= Task to carry out =
Give back, exactly as it appears, the run of lines opening with the one containing "Emit a LaTeX" and closing with the one containing "(utm) at (438,489)". Nothing outside that run should appear.

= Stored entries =
------------------------------------

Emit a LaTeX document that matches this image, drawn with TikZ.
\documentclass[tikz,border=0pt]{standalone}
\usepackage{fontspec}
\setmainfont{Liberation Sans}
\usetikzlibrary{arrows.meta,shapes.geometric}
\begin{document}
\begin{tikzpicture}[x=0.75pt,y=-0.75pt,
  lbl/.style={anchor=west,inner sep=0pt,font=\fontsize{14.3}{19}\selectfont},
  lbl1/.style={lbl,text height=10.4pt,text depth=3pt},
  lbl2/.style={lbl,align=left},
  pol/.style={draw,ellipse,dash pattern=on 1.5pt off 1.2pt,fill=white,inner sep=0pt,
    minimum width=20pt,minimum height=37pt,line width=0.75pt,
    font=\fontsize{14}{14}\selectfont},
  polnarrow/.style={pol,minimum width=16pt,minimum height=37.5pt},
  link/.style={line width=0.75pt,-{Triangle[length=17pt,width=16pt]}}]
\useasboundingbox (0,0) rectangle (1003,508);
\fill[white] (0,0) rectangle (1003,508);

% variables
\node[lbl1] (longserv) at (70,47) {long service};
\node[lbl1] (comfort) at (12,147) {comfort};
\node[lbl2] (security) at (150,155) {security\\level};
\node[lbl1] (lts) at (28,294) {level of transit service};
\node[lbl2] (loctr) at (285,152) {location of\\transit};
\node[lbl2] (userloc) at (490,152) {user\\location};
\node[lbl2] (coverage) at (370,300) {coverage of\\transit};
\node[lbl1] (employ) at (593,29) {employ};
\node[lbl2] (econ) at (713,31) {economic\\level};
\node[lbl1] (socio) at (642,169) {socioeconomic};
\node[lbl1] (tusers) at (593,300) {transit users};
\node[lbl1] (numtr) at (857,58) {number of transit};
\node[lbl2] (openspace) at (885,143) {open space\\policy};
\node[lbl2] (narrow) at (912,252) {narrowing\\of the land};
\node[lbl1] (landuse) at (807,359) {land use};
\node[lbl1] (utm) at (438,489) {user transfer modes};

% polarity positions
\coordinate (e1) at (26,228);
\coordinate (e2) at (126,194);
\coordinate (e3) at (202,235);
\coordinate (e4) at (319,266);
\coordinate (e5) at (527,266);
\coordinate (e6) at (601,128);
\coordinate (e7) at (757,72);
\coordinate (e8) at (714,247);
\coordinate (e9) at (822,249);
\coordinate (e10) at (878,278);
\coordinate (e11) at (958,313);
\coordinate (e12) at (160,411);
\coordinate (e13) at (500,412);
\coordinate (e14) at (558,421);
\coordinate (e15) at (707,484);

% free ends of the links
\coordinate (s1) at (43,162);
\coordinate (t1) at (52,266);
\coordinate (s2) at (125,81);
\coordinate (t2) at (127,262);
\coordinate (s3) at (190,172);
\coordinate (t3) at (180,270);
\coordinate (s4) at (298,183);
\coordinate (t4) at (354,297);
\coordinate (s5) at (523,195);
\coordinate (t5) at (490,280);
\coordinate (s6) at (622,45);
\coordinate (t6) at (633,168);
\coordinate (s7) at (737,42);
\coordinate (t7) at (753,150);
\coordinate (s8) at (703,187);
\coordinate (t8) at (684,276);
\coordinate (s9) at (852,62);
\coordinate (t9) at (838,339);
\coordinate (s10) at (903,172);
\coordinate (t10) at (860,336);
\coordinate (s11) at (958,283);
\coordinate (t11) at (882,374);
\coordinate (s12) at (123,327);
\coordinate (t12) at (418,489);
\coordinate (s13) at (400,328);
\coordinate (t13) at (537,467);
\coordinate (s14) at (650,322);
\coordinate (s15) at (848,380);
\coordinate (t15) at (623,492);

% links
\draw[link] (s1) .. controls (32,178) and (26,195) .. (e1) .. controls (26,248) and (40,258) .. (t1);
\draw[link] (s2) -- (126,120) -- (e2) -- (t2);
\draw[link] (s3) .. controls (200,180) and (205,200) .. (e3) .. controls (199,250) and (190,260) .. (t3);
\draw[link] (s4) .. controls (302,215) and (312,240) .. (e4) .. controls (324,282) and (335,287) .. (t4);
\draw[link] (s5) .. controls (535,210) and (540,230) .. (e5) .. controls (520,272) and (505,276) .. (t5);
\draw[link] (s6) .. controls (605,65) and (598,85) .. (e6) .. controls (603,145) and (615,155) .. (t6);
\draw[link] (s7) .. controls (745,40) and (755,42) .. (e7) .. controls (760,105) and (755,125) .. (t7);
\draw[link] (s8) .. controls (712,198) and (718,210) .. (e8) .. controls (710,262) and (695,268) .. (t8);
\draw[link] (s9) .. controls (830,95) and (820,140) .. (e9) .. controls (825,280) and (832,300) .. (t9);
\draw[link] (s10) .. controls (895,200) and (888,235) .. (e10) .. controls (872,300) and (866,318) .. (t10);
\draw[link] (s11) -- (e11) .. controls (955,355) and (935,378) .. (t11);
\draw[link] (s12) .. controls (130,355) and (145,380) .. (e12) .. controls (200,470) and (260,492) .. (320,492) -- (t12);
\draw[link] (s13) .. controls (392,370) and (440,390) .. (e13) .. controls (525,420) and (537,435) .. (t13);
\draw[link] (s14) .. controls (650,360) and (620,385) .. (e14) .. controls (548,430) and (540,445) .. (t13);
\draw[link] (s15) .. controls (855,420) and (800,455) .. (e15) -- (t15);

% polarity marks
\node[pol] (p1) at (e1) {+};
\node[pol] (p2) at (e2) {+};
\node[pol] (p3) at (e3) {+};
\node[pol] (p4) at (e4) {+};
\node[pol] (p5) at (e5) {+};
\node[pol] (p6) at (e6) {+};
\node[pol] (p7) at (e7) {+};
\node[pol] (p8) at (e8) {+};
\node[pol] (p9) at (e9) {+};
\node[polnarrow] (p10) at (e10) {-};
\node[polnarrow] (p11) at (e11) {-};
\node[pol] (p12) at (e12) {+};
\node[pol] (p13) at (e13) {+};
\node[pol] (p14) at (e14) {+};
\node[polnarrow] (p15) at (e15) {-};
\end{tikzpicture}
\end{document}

------------------------------------

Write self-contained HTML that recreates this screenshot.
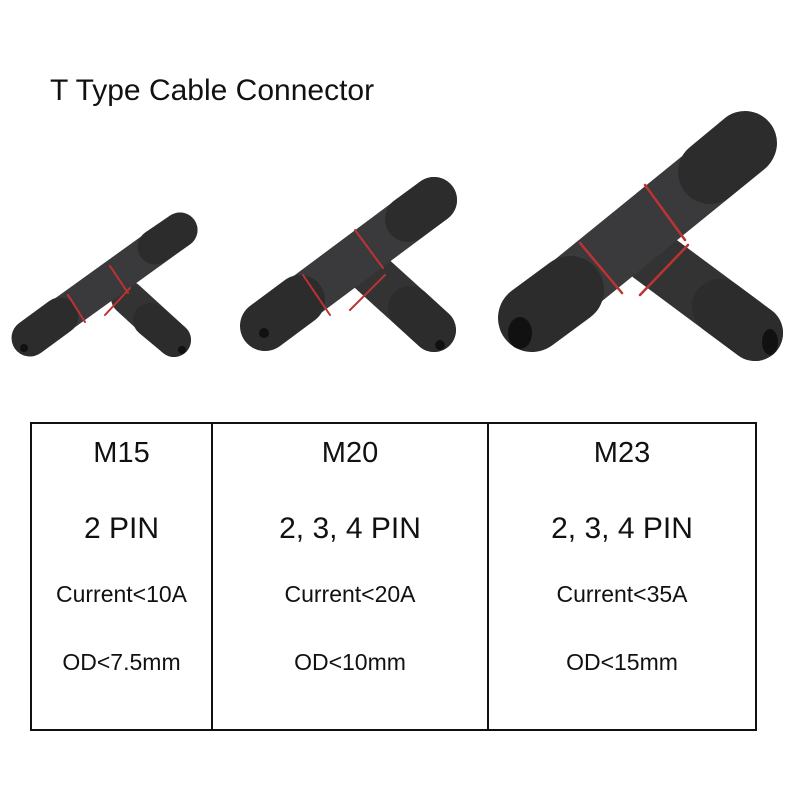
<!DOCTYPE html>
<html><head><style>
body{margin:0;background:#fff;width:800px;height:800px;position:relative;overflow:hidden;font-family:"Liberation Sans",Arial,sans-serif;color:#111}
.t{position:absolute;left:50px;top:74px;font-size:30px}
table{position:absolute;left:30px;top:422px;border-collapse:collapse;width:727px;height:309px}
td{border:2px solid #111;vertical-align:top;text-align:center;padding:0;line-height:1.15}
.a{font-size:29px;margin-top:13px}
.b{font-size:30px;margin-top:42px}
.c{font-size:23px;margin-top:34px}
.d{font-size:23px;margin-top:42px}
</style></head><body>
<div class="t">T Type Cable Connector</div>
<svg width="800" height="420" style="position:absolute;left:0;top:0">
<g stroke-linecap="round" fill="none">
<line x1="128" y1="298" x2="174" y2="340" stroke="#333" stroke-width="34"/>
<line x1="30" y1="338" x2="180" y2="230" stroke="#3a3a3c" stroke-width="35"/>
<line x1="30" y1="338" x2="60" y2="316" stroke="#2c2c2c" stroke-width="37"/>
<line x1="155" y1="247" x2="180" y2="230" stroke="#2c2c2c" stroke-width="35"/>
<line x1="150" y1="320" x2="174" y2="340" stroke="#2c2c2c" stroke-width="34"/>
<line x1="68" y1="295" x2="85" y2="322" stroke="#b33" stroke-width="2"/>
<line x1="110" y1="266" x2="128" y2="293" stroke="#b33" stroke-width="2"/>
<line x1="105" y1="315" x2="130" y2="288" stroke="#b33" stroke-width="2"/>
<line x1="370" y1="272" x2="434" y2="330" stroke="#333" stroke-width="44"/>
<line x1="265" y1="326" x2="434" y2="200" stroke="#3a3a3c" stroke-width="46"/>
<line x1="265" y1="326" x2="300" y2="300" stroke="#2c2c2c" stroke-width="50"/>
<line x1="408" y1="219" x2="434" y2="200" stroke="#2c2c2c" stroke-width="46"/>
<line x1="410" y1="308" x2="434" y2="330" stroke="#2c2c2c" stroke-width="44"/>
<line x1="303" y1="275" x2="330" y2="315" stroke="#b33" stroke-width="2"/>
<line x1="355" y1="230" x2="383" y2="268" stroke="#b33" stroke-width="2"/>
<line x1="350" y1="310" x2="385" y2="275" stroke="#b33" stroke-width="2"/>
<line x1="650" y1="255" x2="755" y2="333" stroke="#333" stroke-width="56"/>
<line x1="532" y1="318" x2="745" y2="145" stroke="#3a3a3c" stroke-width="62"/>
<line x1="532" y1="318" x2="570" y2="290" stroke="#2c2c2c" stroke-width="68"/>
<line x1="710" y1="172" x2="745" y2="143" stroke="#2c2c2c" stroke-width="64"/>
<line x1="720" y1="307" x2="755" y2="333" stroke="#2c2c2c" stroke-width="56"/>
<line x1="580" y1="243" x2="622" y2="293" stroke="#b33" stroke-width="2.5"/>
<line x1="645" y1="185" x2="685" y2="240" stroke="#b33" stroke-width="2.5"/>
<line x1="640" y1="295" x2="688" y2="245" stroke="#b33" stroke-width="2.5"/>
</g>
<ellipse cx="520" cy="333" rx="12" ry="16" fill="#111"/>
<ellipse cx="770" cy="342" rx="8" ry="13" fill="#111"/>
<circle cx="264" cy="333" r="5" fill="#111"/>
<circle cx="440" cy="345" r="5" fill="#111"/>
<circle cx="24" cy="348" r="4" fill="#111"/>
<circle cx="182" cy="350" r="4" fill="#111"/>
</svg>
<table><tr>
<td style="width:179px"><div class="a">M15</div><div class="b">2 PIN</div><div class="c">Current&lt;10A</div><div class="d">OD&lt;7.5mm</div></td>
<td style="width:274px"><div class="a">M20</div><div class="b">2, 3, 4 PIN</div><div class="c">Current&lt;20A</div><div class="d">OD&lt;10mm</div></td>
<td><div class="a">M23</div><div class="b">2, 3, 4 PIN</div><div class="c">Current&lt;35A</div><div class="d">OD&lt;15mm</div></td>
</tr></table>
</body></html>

------------------------------------

= Right answer =
Emit a LaTeX document that matches this image, drawn with TikZ.
\documentclass[tikz,border=0pt]{standalone}
\usepackage{fontspec}
\setmainfont{Liberation Sans}
\usetikzlibrary{arrows.meta,shapes.geometric}
\begin{document}
\begin{tikzpicture}[x=0.75pt,y=-0.75pt,
  lbl/.style={anchor=west,inner sep=0pt,font=\fontsize{14.3}{19}\selectfont},
  lbl1/.style={lbl,text height=10.4pt,text depth=3pt},
  lbl2/.style={lbl,align=left},
  pol/.style={draw,ellipse,dash pattern=on 1.5pt off 1.2pt,fill=white,inner sep=0pt,
    minimum width=20pt,minimum height=37pt,line width=0.75pt,
    font=\fontsize{14}{14}\selectfont},
  polnarrow/.style={pol,minimum width=16pt,minimum height=37.5pt},
  link/.style={line width=0.75pt,-{Triangle[length=17pt,width=16pt]}}]
\useasboundingbox (0,0) rectangle (1003,508);
\fill[white] (0,0) rectangle (1003,508);

% variables
\node[lbl1] (longserv) at (70,47) {long service};
\node[lbl1] (comfort) at (12,147) {comfort};
\node[lbl2] (security) at (150,155) {security\\level};
\node[lbl1] (lts) at (28,294) {level of transit service};
\node[lbl2] (loctr) at (285,152) {location of\\transit};
\node[lbl2] (userloc) at (490,152) {user\\location};
\node[lbl2] (coverage) at (370,300) {coverage of\\transit};
\node[lbl1] (employ) at (593,29) {employ};
\node[lbl2] (econ) at (713,31) {economic\\level};
\node[lbl1] (socio) at (642,169) {socioeconomic};
\node[lbl1] (tusers) at (593,300) {transit users};
\node[lbl1] (numtr) at (857,58) {number of transit};
\node[lbl2] (openspace) at (885,143) {open space\\policy};
\node[lbl2] (narrow) at (912,252) {narrowing\\of the land};
\node[lbl1] (landuse) at (807,359) {land use};
\node[lbl1] (utm) at (438,489) {user transfer modes};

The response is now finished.